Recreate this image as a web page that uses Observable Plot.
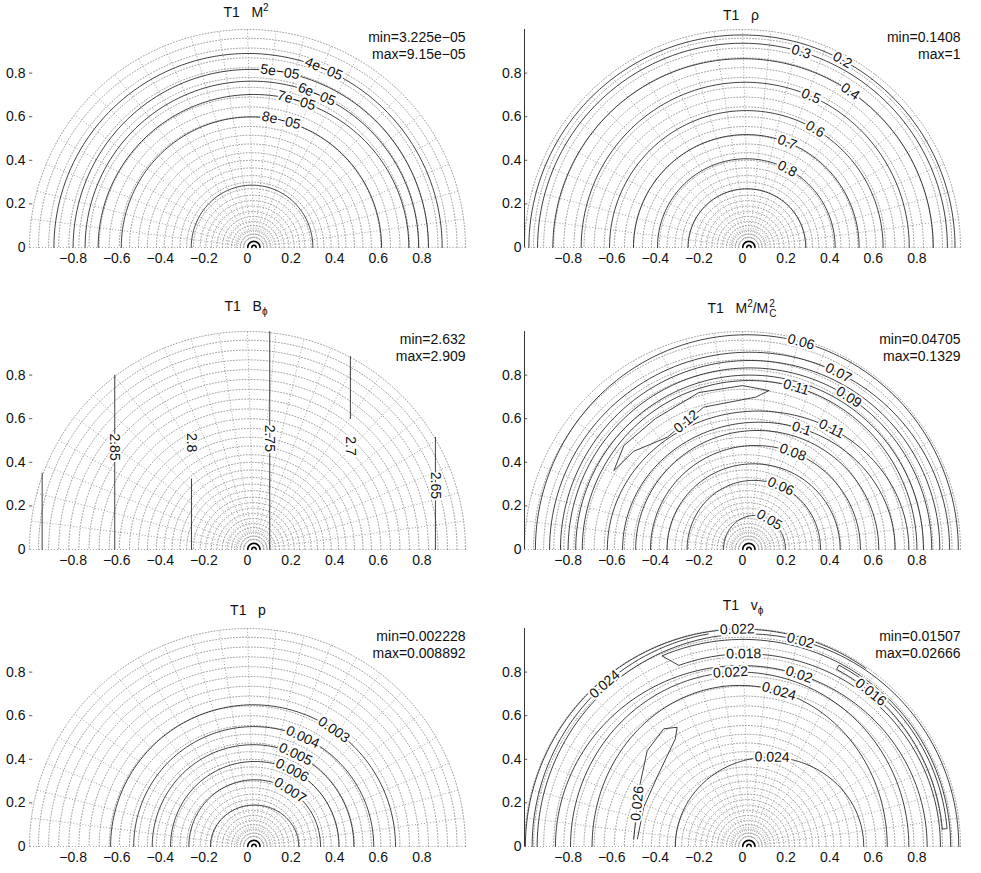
<!DOCTYPE html>
<html><head><meta charset="utf-8">
<script src="https://cdn.jsdelivr.net/npm/d3@7"></script>
<script src="https://cdn.jsdelivr.net/npm/@observablehq/plot@0.6"></script>
<style>
body{margin:0;background:#fff;}
#fig{position:relative;width:981px;height:873px;background:#fff;font-family:"Liberation Sans",Arial,Helvetica,sans-serif;color:#111;overflow:hidden;}
.panel{position:absolute;}
.title{position:absolute;font-size:14px;height:16px;line-height:16px;white-space:nowrap;transform:translate(-50%,-50%);color:#111;}
.title sup,.title sub{font-size:10px;line-height:0;color:#111;}
.stack{display:inline-block;vertical-align:middle;font-size:10px;line-height:10px;margin-left:1px;}
</style></head><body><div id="fig"></div>
<script>
// ---------- axes ----------
const xTicks = [-0.8,-0.6,-0.4,-0.2,0,0.2,0.4,0.6,0.8];
const yTicks = [0,0.2,0.4,0.6,0.8];
// ---------- mesh ----------
const gridRadii = [0.045,0.062,0.08,0.10,0.12,0.142,0.165,0.19,0.215,0.24,0.27,0.30,0.33,0.365,0.40,0.435,0.475,0.515,0.555,0.60,0.645,0.69,0.735,0.78,0.825,0.87,0.915,0.96,1.0];
const gridAngles = [0,7.5,15,22.5,30,37.5,45,52.5,60,67.5,75,82.5,90,97.5,105,112.5,120,127.5,135,142.5,150,157.5,165,172.5,180];
const innerRadii = [0.01,0.028];

// ---------- panel 1 : M^2 ----------
const p1Levels = ["4e−05","5e−05","6e−05","7e−05","8e−05","9e−05"];
const p1Left  = [-0.888,-0.80,-0.745,-0.685,-0.579,-0.258];
const p1Top   = [0.89,0.817,0.763,0.702,0.599,0.286];
const p1Right = [0.893,0.83,0.785,0.74,0.615,0.30];
const p1LabText = ["4e−05","5e−05","6e−05","7e−05","8e−05"];
const p1LabX = [0.343,0.151,0.312,0.22,0.151];
const p1LabY = [0.804,0.82,0.689,0.659,0.567];

// ---------- panel 2 : rho ----------
const p2Levels = ["0.2","0.3","0.4","0.5","0.6","0.7","0.8","0.9"];
const p2Left  = [-0.98,-0.94,-0.87,-0.74,-0.61,-0.50,-0.39,-0.25];
const p2Top   = [0.975,0.937,0.866,0.758,0.628,0.518,0.407,0.269];
const p2Right = [0.975,0.94,0.875,0.765,0.645,0.535,0.425,0.29];
const p2LabText = ["0.3","0.2","0.4","0.5","0.6","0.7","0.8"];
const p2LabX = [0.266,0.457,0.503,0.312,0.335,0.205,0.213];
const p2LabY = [0.888,0.858,0.728,0.689,0.545,0.483,0.376];

// ---------- panel 3 : B_phi ----------
const p3Levels = ["2.9","2.85","2.8","2.75","2.7","2.65"];
const p3X  = [-0.942,-0.609,-0.257,0.102,0.472,0.862];
const p3Y1 = [0,0,0,0,0.60,0];
const p3Y2 = [0.35,0.80,0.324,1.0,0.885,0.515];
const p3LabText = ["2.85","2.8","2.75","2.7","2.65"];
const p3LabX = [-0.609,-0.257,0.102,0.472,0.862];
const p3LabY = [0.47,0.49,0.51,0.475,0.294];

// ---------- panel 4 : M^2/Mc^2 ----------
const p4Levels = ["0.05","0.06","0.07","0.08","0.09","0.1","0.11","0.11","0.1","0.09","0.08","0.07","0.06"];
const p4Left  = [-0.087,-0.254,-0.346,-0.422,-0.49,-0.55,-0.62,-0.735,-0.765,-0.80,-0.835,-0.885,-0.95];
const p4Top   = [0.156,0.317,0.393,0.477,0.546,0.584,0.635,0.775,0.80,0.833,0.867,0.905,0.985];
const p4Right = [0.197,0.358,0.448,0.541,0.625,0.70,0.763,0.80,0.83,0.868,0.905,0.95,0.99];
const p4PeakX = [0.121,0.0,-0.2,-0.4,-0.544,-0.59,-0.50,-0.345,-0.178,0.061,0.121];
const p4PeakY = [0.729,0.752,0.72,0.60,0.477,0.362,0.45,0.515,0.653,0.699,0.729];
const p4LabText = ["0.05","0.06","0.08","0.1","0.11","0.12","0.11","0.09","0.07","0.06"];
const p4LabX = [0.121,0.174,0.228,0.266,0.396,-0.269,0.251,0.488,0.434,0.266];
const p4LabY = [0.133,0.286,0.439,0.538,0.531,0.60,0.76,0.699,0.798,0.944];

// ---------- panel 5 : p ----------
const p5Levels = ["0.003","0.004","0.005","0.006","0.007","0.008"];
const p5Left  = [-0.628,-0.522,-0.437,-0.353,-0.269,-0.17];
const p5Top   = [0.65,0.55,0.467,0.39,0.306,0.19];
const p5Right = [0.679,0.579,0.488,0.42,0.335,0.235];
const p5LabText = ["0.003","0.004","0.005","0.006","0.007"];
const p5LabX = [0.396,0.251,0.212,0.19,0.182];
const p5LabY = [0.535,0.497,0.405,0.321,0.237];

// ---------- panel 6 : v_phi ----------
const p6Levels = ["0.024","0.024","0.022","0.02","0.02","0.024","0.022"];
const p6Left  = [-0.308,-0.69,-0.789,-0.858,-0.942,-0.965,-0.996];
const p6Top   = [0.41,0.739,0.80,0.83,0.975,0.99,0.997];
const p6Right = [0.556,0.664,0.763,0.847,0.992,0.99,0.99];
const p6T0 = [0,0,0,0,0,100,55];
const p6T1 = [180,180,180,180,180,180,180];
// 0.018 wedge (inner edge then outer edge back)
const p6WedgeLeft = [-0.88,-0.95], p6WedgeTop = [0.884,0.95], p6WedgeRight = [0.908,0.955];
const p6WedgeT0 = [0,113], p6WedgeT1 = [110,0];
// 0.016 band
const p6BandLeft = [-0.92,-0.942], p6BandTop = [0.92,0.942], p6BandRight = [0.92,0.942];
const p6BandT0 = [5,62], p6BandT1 = [62,5];
// 0.026 spike
const p6SpikeX = [-0.499,-0.476,-0.437,-0.361,-0.30,-0.308,-0.392,-0.453,-0.482];
const p6SpikeY = [0.035,0.257,0.44,0.54,0.547,0.494,0.318,0.18,0.035];
const p6LabText = ["0.022","0.02","0.018","0.022","0.02","0.024","0.016","0.024","0.024","0.026"];
const p6LabX = [-0.024,0.266,0.006,-0.055,0.258,0.166,0.595,-0.628,0.136,-0.468];
const p6LabY = [0.994,0.945,0.884,0.792,0.784,0.708,0.716,0.739,0.417,0.196];

const minMax = [
  ["min=3.225e−05","max=9.15e−05"],
  ["min=0.1408","max=1"],
  ["min=2.632","max=2.909"],
  ["min=0.04705","max=0.1329"],
  ["min=0.002228","max=0.008892"],
  ["min=0.01507","max=0.02666"]
];

// ---------- geometry helpers ----------
const rad = Math.PI/180;
function arc(left, top, right, t0=0, t1=180, step=2){
  const c=(left+right)/2, a=(right-left)/2;
  const n=Math.max(1,Math.ceil(Math.abs(t1-t0)/step));
  const pts=[];
  for(let i=0;i<=n;i++){const t=(t0+(t1-t0)*i/n)*rad; pts.push([c+a*Math.cos(t), top*Math.sin(t)]);}
  return pts;
}
const meshC = r => 0.03*(1-r);
function ellipseContours(levels,L,T,R,T0,T1){
  return levels.map((lv,i)=>({level:lv, pts:arc(L[i],T[i],R[i],T0?T0[i]:0,T1?T1[i]:180)}));
}
function joinArcs(level,L,T,R,T0,T1,close){
  let pts=[];
  L.forEach((_,i)=>{pts=pts.concat(arc(L[i],T[i],R[i],T0[i],T1[i]));});
  if(close) pts.push(pts[0]);
  return {level, pts};
}
function placeLabels(texts,xs,ys,contours){
  return texts.map((txt,i)=>{
    let best=null;
    for(const c of contours){ if(c.level!==txt) continue;
      for(let k=0;k<c.pts.length-1;k++){
        const [ax,ay]=c.pts[k],[bx,by]=c.pts[k+1];
        const dx=bx-ax, dy=by-ay, L2=dx*dx+dy*dy;
        let u=L2?((xs[i]-ax)*dx+(ys[i]-ay)*dy)/L2:0; u=Math.max(0,Math.min(1,u));
        const px=ax+u*dx, py=ay+u*dy, d=Math.hypot(px-xs[i],py-ys[i]);
        if(!best||d<best.d) best={d,px,py,dx,dy};
      }}
    let ang=Math.atan2(-best.dy,best.dx)/rad;
    if(ang>90) ang-=180; if(ang<=-90) ang+=180;
    const snap=best.d<0.05;
    return {text:txt, x:snap?best.px:xs[i], y:snap?best.py:ys[i], rotate:ang};
  });
}
function rows(contours){
  const out=[]; contours.forEach((c,id)=>c.pts.forEach(p=>out.push({x:p[0],y:p[1],id}))); return out;
}

// mesh data
const meshCircles=[]; gridRadii.forEach((r,id)=>{const c=meshC(r); arc(c-r,r,c+r).forEach(p=>meshCircles.push({x:p[0],y:p[1],id}));});
const innerArcs=[]; innerRadii.forEach((r,id)=>{const c=meshC(r); arc(c-r,r,c+r,0,180,5).forEach(p=>innerArcs.push({x:p[0],y:p[1],id}));});
const r0=gridRadii[0], r1=gridRadii[gridRadii.length-1];
const meshRays=gridAngles.map(a=>({x1:meshC(r0)+r0*Math.cos(a*rad), y1:r0*Math.sin(a*rad), x2:meshC(r1)+r1*Math.cos(a*rad), y2:r1*Math.sin(a*rad)}));

// contours per panel
const c1=ellipseContours(p1Levels,p1Left,p1Top,p1Right);
const c2=ellipseContours(p2Levels,p2Left,p2Top,p2Right);
const c3=p3Levels.map((lv,i)=>({level:lv, pts:[[p3X[i],p3Y1[i]],[p3X[i],p3Y2[i]]]}));
const c4=ellipseContours(p4Levels,p4Left,p4Top,p4Right).concat([{level:"0.12", pts:p4PeakX.map((x,i)=>[x,p4PeakY[i]])}]);
const c5=ellipseContours(p5Levels,p5Left,p5Top,p5Right);
const c6=ellipseContours(p6Levels,p6Left,p6Top,p6Right,p6T0,p6T1).concat([
  joinArcs("0.018",p6WedgeLeft,p6WedgeTop,p6WedgeRight,p6WedgeT0,p6WedgeT1,false),
  joinArcs("0.016",p6BandLeft,p6BandTop,p6BandRight,p6BandT0,p6BandT1,true),
  {level:"0.026", pts:p6SpikeX.map((x,i)=>[x,p6SpikeY[i]])}
]);

const panels=[
  {col:0,row:0,contours:c1,labels:placeLabels(p1LabText,p1LabX,p1LabY,c1),title:"T1&nbsp;&nbsp;&nbsp;M<sup>2</sup>",tx:246,ty:12},
  {col:1,row:0,contours:c2,labels:placeLabels(p2LabText,p2LabX,p2LabY,c2),title:"T1&nbsp;&nbsp;&nbsp;ρ",tx:741,ty:15},
  {col:0,row:1,contours:c3,labels:placeLabels(p3LabText,p3LabX,p3LabY,c3),title:"T1&nbsp;&nbsp;&nbsp;B<sub>ϕ</sub>",tx:246,ty:306},
  {col:1,row:1,contours:c4,labels:placeLabels(p4LabText,p4LabX,p4LabY,c4),title:"T1&nbsp;&nbsp;&nbsp;M<sup>2</sup>/M<span class='stack'>2<br>C</span>",tx:742,ty:307},
  {col:0,row:2,contours:c5,labels:placeLabels(p5LabText,p5LabX,p5LabY,c5),title:"T1&nbsp;&nbsp;&nbsp;p",tx:248,ty:610},
  {col:1,row:2,contours:c6,labels:placeLabels(p6LabText,p6LabX,p6LabY,c6),title:"T1&nbsp;&nbsp;&nbsp;v<sub>ϕ</sub>",tx:743,ty:605}
];

const fig=document.getElementById("fig");
const rowTop=[0,302,599];
const fmtX = d => d===0 ? "0" : d3.format(".1f")(d);
const fmtY = d => d===0 ? "0" : d3.format(".1f")(d);

panels.forEach((p,idx)=>{
  const W = p.col===0?490:491, mL = p.col===0?29:34, mR = p.col===0?25:21;
  const marks=[
    Plot.line(meshCircles,{x:"x",y:"y",z:"id",stroke:"#8a8a8a",strokeWidth:0.8,strokeDasharray:"1 2"}),
    Plot.link(meshRays,{x1:"x1",y1:"y1",x2:"x2",y2:"y2",stroke:"#8a8a8a",strokeWidth:0.8,strokeDasharray:"1 2"}),
    Plot.line(innerArcs,{x:"x",y:"y",z:"id",stroke:"#000",strokeWidth:1.6}),
    Plot.line(rows(p.contours),{x:"x",y:"y",z:"id",stroke:"#111",strokeWidth:0.8}),
    Plot.text(p.labels,{x:"x",y:"y",text:"text",rotate:"rotate",fontSize:14,fill:"#111",stroke:"white",strokeWidth:4}),
    Plot.ruleY(yTicks.filter(v=>v>0),{x1:-1,x2:-0.985,stroke:"#333",strokeWidth:0.8}),
    Plot.axisX(xTicks,{tickSize:0,tickPadding:6,tickFormat:fmtX,fontSize:14,label:null}),
    Plot.axisY(yTicks,{tickSize:0,tickPadding:p.col===0?4:3,tickFormat:fmtY,fontSize:14,label:null}),
    Plot.text([minMax[idx][0]],{text:d=>d,frameAnchor:"top-right",textAnchor:"end",lineAnchor:"middle",dy:8,fontSize:14,fill:"#111"}),
    Plot.text([minMax[idx][1]],{text:d=>d,frameAnchor:"top-right",textAnchor:"end",lineAnchor:"middle",dy:25,fontSize:14,fill:"#111"})
  ];
  if(p.col===1) marks.splice(5,0,Plot.ruleX([-1],{y1:0,y2:1,stroke:"#333",strokeWidth:1}));
  const svg=Plot.plot({
    width:W,height:274,marginLeft:mL,marginRight:mR,marginTop:29,marginBottom:27,
    x:{domain:[-1,1]},y:{domain:[0,1]},
    style:{fontFamily:"'Liberation Sans',Arial,Helvetica,sans-serif",fontSize:"14px",background:"transparent",color:"#111"},
    marks
  });
  const div=document.createElement("div");
  div.className="panel"; div.style.left=(p.col*490)+"px"; div.style.top=rowTop[p.row]+"px";
  div.appendChild(svg); fig.appendChild(div);
  const t=document.createElement("div");
  t.className="title"; t.style.left=p.tx+"px"; t.style.top=p.ty+"px"; t.innerHTML=p.title;
  fig.appendChild(t);
});
</script></body></html>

**Task brief**
Write down every line from the opening of the listing to the line with "const innerRadii = [0.01,0.028];", both included, and nothing else; the pictures are omitted.

**Answer in full**
Recreate this image as a web page that uses Observable Plot.
<!DOCTYPE html>
<html><head><meta charset="utf-8">
<script src="https://cdn.jsdelivr.net/npm/d3@7"></script>
<script src="https://cdn.jsdelivr.net/npm/@observablehq/plot@0.6"></script>
<style>
body{margin:0;background:#fff;}
#fig{position:relative;width:981px;height:873px;background:#fff;font-family:"Liberation Sans",Arial,Helvetica,sans-serif;color:#111;overflow:hidden;}
.panel{position:absolute;}
.title{position:absolute;font-size:14px;height:16px;line-height:16px;white-space:nowrap;transform:translate(-50%,-50%);color:#111;}
.title sup,.title sub{font-size:10px;line-height:0;color:#111;}
.stack{display:inline-block;vertical-align:middle;font-size:10px;line-height:10px;margin-left:1px;}
</style></head><body><div id="fig"></div>
<script>
// ---------- axes ----------
const xTicks = [-0.8,-0.6,-0.4,-0.2,0,0.2,0.4,0.6,0.8];
const yTicks = [0,0.2,0.4,0.6,0.8];
// ---------- mesh ----------
const gridRadii = [0.045,0.062,0.08,0.10,0.12,0.142,0.165,0.19,0.215,0.24,0.27,0.30,0.33,0.365,0.40,0.435,0.475,0.515,0.555,0.60,0.645,0.69,0.735,0.78,0.825,0.87,0.915,0.96,1.0];
const gridAngles = [0,7.5,15,22.5,30,37.5,45,52.5,60,67.5,75,82.5,90,97.5,105,112.5,120,127.5,135,142.5,150,157.5,165,172.5,180];
const innerRadii = [0.01,0.028];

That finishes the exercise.